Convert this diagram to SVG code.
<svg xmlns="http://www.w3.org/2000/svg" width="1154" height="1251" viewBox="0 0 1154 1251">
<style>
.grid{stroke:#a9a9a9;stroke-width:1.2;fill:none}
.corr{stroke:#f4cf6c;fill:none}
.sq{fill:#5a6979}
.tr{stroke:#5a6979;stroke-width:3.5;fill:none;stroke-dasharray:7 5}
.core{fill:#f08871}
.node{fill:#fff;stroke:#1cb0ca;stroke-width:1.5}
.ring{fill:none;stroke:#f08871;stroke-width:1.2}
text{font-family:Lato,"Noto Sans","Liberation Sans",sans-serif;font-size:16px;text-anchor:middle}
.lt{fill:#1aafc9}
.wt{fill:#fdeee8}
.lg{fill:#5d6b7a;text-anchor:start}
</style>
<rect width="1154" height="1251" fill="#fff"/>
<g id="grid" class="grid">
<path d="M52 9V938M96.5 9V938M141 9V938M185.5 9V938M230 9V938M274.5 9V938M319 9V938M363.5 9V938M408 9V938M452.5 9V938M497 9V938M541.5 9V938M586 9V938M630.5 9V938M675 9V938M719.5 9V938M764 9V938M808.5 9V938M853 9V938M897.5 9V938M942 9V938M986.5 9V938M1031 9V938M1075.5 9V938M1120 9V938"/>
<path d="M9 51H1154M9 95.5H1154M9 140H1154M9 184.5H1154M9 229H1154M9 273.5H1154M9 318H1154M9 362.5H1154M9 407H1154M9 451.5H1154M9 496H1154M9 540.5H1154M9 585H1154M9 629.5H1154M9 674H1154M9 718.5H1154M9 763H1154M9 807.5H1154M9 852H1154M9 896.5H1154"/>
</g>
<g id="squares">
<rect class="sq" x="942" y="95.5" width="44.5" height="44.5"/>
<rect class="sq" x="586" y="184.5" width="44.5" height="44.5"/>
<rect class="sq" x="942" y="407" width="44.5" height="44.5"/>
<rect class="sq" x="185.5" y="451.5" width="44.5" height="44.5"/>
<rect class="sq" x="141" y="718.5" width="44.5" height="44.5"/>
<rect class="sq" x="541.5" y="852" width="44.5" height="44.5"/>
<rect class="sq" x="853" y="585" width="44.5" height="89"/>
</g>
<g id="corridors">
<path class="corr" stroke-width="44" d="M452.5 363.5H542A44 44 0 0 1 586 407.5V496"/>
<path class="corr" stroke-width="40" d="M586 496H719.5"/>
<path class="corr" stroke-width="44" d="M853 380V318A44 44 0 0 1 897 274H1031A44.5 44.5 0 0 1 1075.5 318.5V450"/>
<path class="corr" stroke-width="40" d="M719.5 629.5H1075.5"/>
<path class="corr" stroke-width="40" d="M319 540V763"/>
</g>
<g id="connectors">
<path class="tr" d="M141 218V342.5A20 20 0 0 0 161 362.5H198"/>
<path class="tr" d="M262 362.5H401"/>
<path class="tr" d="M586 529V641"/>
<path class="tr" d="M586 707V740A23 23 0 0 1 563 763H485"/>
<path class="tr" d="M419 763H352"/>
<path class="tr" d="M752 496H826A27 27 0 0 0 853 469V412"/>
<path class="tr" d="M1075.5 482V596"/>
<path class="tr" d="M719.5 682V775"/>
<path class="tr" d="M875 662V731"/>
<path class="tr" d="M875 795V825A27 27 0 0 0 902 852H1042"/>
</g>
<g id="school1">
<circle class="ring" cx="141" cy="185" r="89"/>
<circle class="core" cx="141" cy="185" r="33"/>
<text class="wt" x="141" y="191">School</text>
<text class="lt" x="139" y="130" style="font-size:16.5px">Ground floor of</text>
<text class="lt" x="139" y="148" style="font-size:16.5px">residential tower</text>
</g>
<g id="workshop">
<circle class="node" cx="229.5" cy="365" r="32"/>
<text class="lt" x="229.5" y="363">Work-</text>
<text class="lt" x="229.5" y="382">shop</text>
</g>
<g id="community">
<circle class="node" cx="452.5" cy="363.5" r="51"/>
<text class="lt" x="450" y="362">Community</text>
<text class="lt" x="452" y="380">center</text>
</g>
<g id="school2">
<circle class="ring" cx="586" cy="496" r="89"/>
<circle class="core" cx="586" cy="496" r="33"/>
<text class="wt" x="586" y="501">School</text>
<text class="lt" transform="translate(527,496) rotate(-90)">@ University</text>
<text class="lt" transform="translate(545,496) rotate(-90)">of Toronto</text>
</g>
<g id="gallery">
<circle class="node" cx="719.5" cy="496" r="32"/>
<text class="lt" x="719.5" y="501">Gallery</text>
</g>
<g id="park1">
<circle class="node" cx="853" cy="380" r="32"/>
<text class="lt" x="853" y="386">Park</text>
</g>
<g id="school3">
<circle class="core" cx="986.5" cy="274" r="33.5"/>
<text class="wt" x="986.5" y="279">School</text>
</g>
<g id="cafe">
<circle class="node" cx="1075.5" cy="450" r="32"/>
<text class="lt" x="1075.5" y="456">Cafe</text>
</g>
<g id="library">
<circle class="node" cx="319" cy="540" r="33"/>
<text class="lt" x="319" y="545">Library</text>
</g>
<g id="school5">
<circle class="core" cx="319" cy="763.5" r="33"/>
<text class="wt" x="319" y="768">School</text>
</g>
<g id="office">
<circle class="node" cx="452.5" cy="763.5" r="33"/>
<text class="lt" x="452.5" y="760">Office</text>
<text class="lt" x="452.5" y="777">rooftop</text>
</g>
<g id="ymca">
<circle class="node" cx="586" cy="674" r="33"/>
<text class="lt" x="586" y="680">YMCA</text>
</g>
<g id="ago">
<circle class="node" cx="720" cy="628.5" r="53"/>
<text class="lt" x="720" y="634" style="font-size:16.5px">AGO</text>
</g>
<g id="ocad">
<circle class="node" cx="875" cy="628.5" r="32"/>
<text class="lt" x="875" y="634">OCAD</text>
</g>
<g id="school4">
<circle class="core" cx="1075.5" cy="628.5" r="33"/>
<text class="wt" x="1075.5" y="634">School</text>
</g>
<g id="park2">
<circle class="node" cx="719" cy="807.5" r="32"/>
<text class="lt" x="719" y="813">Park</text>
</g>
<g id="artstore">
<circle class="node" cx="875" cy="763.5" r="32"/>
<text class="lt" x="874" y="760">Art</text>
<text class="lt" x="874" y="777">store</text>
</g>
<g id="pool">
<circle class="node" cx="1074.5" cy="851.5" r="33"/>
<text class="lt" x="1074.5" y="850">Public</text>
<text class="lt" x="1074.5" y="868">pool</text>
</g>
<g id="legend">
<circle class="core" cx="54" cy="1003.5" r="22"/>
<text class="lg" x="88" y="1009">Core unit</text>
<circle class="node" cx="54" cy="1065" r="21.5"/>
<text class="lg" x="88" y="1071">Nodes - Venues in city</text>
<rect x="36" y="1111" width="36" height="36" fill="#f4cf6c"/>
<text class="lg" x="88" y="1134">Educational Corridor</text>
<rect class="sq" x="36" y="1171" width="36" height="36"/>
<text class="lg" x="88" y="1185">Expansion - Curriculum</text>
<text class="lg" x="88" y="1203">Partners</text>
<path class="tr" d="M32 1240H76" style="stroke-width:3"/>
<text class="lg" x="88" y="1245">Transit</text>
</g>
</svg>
····················
Restate the data above word for word, please.

Convert this diagram to SVG code.
<svg xmlns="http://www.w3.org/2000/svg" width="1154" height="1251" viewBox="0 0 1154 1251">
<style>
.grid{stroke:#a9a9a9;stroke-width:1.2;fill:none}
.corr{stroke:#f4cf6c;fill:none}
.sq{fill:#5a6979}
.tr{stroke:#5a6979;stroke-width:3.5;fill:none;stroke-dasharray:7 5}
.core{fill:#f08871}
.node{fill:#fff;stroke:#1cb0ca;stroke-width:1.5}
.ring{fill:none;stroke:#f08871;stroke-width:1.2}
text{font-family:Lato,"Noto Sans","Liberation Sans",sans-serif;font-size:16px;text-anchor:middle}
.lt{fill:#1aafc9}
.wt{fill:#fdeee8}
.lg{fill:#5d6b7a;text-anchor:start}
</style>
<rect width="1154" height="1251" fill="#fff"/>
<g id="grid" class="grid">
<path d="M52 9V938M96.5 9V938M141 9V938M185.5 9V938M230 9V938M274.5 9V938M319 9V938M363.5 9V938M408 9V938M452.5 9V938M497 9V938M541.5 9V938M586 9V938M630.5 9V938M675 9V938M719.5 9V938M764 9V938M808.5 9V938M853 9V938M897.5 9V938M942 9V938M986.5 9V938M1031 9V938M1075.5 9V938M1120 9V938"/>
<path d="M9 51H1154M9 95.5H1154M9 140H1154M9 184.5H1154M9 229H1154M9 273.5H1154M9 318H1154M9 362.5H1154M9 407H1154M9 451.5H1154M9 496H1154M9 540.5H1154M9 585H1154M9 629.5H1154M9 674H1154M9 718.5H1154M9 763H1154M9 807.5H1154M9 852H1154M9 896.5H1154"/>
</g>
<g id="squares">
<rect class="sq" x="942" y="95.5" width="44.5" height="44.5"/>
<rect class="sq" x="586" y="184.5" width="44.5" height="44.5"/>
<rect class="sq" x="942" y="407" width="44.5" height="44.5"/>
<rect class="sq" x="185.5" y="451.5" width="44.5" height="44.5"/>
<rect class="sq" x="141" y="718.5" width="44.5" height="44.5"/>
<rect class="sq" x="541.5" y="852" width="44.5" height="44.5"/>
<rect class="sq" x="853" y="585" width="44.5" height="89"/>
</g>
<g id="corridors">
<path class="corr" stroke-width="44" d="M452.5 363.5H542A44 44 0 0 1 586 407.5V496"/>
<path class="corr" stroke-width="40" d="M586 496H719.5"/>
<path class="corr" stroke-width="44" d="M853 380V318A44 44 0 0 1 897 274H1031A44.5 44.5 0 0 1 1075.5 318.5V450"/>
<path class="corr" stroke-width="40" d="M719.5 629.5H1075.5"/>
<path class="corr" stroke-width="40" d="M319 540V763"/>
</g>
<g id="connectors">
<path class="tr" d="M141 218V342.5A20 20 0 0 0 161 362.5H198"/>
<path class="tr" d="M262 362.5H401"/>
<path class="tr" d="M586 529V641"/>
<path class="tr" d="M586 707V740A23 23 0 0 1 563 763H485"/>
<path class="tr" d="M419 763H352"/>
<path class="tr" d="M752 496H826A27 27 0 0 0 853 469V412"/>
<path class="tr" d="M1075.5 482V596"/>
<path class="tr" d="M719.5 682V775"/>
<path class="tr" d="M875 662V731"/>
<path class="tr" d="M875 795V825A27 27 0 0 0 902 852H1042"/>
</g>
<g id="school1">
<circle class="ring" cx="141" cy="185" r="89"/>
<circle class="core" cx="141" cy="185" r="33"/>
<text class="wt" x="141" y="191">School</text>
<text class="lt" x="139" y="130" style="font-size:16.5px">Ground floor of</text>
<text class="lt" x="139" y="148" style="font-size:16.5px">residential tower</text>
</g>
<g id="workshop">
<circle class="node" cx="229.5" cy="365" r="32"/>
<text class="lt" x="229.5" y="363">Work-</text>
<text class="lt" x="229.5" y="382">shop</text>
</g>
<g id="community">
<circle class="node" cx="452.5" cy="363.5" r="51"/>
<text class="lt" x="450" y="362">Community</text>
<text class="lt" x="452" y="380">center</text>
</g>
<g id="school2">
<circle class="ring" cx="586" cy="496" r="89"/>
<circle class="core" cx="586" cy="496" r="33"/>
<text class="wt" x="586" y="501">School</text>
<text class="lt" transform="translate(527,496) rotate(-90)">@ University</text>
<text class="lt" transform="translate(545,496) rotate(-90)">of Toronto</text>
</g>
<g id="gallery">
<circle class="node" cx="719.5" cy="496" r="32"/>
<text class="lt" x="719.5" y="501">Gallery</text>
</g>
<g id="park1">
<circle class="node" cx="853" cy="380" r="32"/>
<text class="lt" x="853" y="386">Park</text>
</g>
<g id="school3">
<circle class="core" cx="986.5" cy="274" r="33.5"/>
<text class="wt" x="986.5" y="279">School</text>
</g>
<g id="cafe">
<circle class="node" cx="1075.5" cy="450" r="32"/>
<text class="lt" x="1075.5" y="456">Cafe</text>
</g>
<g id="library">
<circle class="node" cx="319" cy="540" r="33"/>
<text class="lt" x="319" y="545">Library</text>
</g>
<g id="school5">
<circle class="core" cx="319" cy="763.5" r="33"/>
<text class="wt" x="319" y="768">School</text>
</g>
<g id="office">
<circle class="node" cx="452.5" cy="763.5" r="33"/>
<text class="lt" x="452.5" y="760">Office</text>
<text class="lt" x="452.5" y="777">rooftop</text>
</g>
<g id="ymca">
<circle class="node" cx="586" cy="674" r="33"/>
<text class="lt" x="586" y="680">YMCA</text>
</g>
<g id="ago">
<circle class="node" cx="720" cy="628.5" r="53"/>
<text class="lt" x="720" y="634" style="font-size:16.5px">AGO</text>
</g>
<g id="ocad">
<circle class="node" cx="875" cy="628.5" r="32"/>
<text class="lt" x="875" y="634">OCAD</text>
</g>
<g id="school4">
<circle class="core" cx="1075.5" cy="628.5" r="33"/>
<text class="wt" x="1075.5" y="634">School</text>
</g>
<g id="park2">
<circle class="node" cx="719" cy="807.5" r="32"/>
<text class="lt" x="719" y="813">Park</text>
</g>
<g id="artstore">
<circle class="node" cx="875" cy="763.5" r="32"/>
<text class="lt" x="874" y="760">Art</text>
<text class="lt" x="874" y="777">store</text>
</g>
<g id="pool">
<circle class="node" cx="1074.5" cy="851.5" r="33"/>
<text class="lt" x="1074.5" y="850">Public</text>
<text class="lt" x="1074.5" y="868">pool</text>
</g>
<g id="legend">
<circle class="core" cx="54" cy="1003.5" r="22"/>
<text class="lg" x="88" y="1009">Core unit</text>
<circle class="node" cx="54" cy="1065" r="21.5"/>
<text class="lg" x="88" y="1071">Nodes - Venues in city</text>
<rect x="36" y="1111" width="36" height="36" fill="#f4cf6c"/>
<text class="lg" x="88" y="1134">Educational Corridor</text>
<rect class="sq" x="36" y="1171" width="36" height="36"/>
<text class="lg" x="88" y="1185">Expansion - Curriculum</text>
<text class="lg" x="88" y="1203">Partners</text>
<path class="tr" d="M32 1240H76" style="stroke-width:3"/>
<text class="lg" x="88" y="1245">Transit</text>
</g>
</svg>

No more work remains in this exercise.